L’impianto è a zero impatto ambientale perché il biogas prodotto viene trasformato in biometano da immettere in rete?

FALSO. La trasformazione di biogas in biometano è un processo altamente inquinante. Il biogas prodotto dal processo di digestione è una miscela gassosa che oltre al metano (da 55 fino al 70% in caso di umido di buona qualità) contiene anidride carbonica (30-45%), vapore acqueo, acido solfidrico, idrogeno, ossigeno, azoto, ammoniaca, silossani, COV e particolato. Per essere messo in rete e, soprattutto, se lo si vuole utilizzare come combustibile per i veicoli, deve essere sottoposto ad un processo di purificazione e di arricchimento.
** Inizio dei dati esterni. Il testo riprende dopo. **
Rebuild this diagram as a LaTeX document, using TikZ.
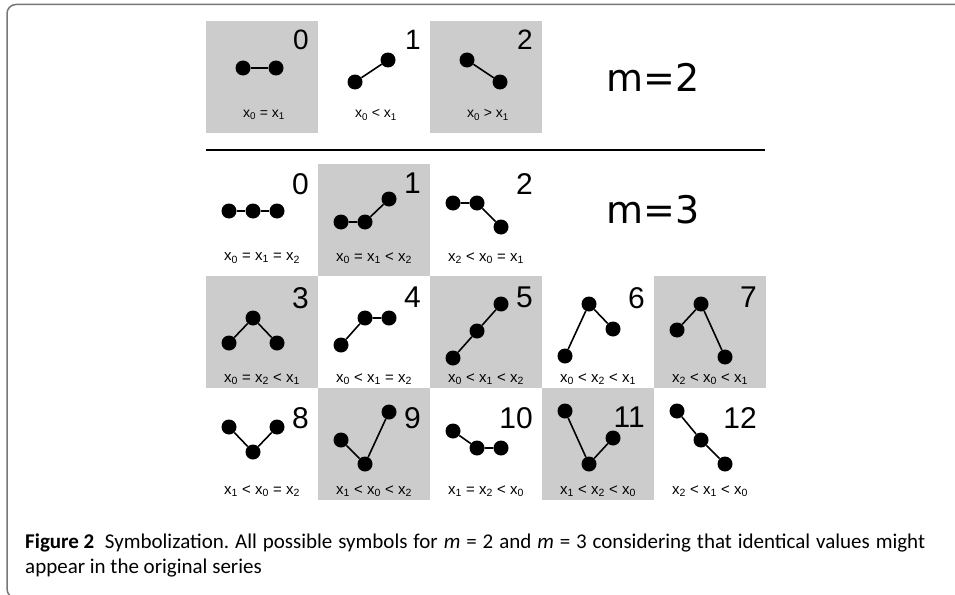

Un processo altamente impattante per via delle sue fasi di lavorazione: desolforazione, deumidificazione, trattamento dei COV e delle polveri, abbattimento dell’anidride carbonica per aumentarne il potere calorico (il cosiddetto upgrading) e in fine l’odorizzazione.

L’impianto è vantaggioso perché i cittadini pagheranno meno tasse sui rifiuti?

FALSO. Un risparmio fittizio perché, di fondo, mai quantificato né assicurato in nessun progetto di questo tipo realizzato. La verità è che non si parla di risparmi, ma più che altro di lauti guadagni che il gestore incasserà attraverso gli incentivi previsti dallo Stato e, in un futuro prossimo, dalla pioggia di euro previsti dal Piano Nazionale di Ripresa e Resilienza (PNRR) per questi e altri impianti simili, tutti annoverati dentro la cosiddetta economia circolare.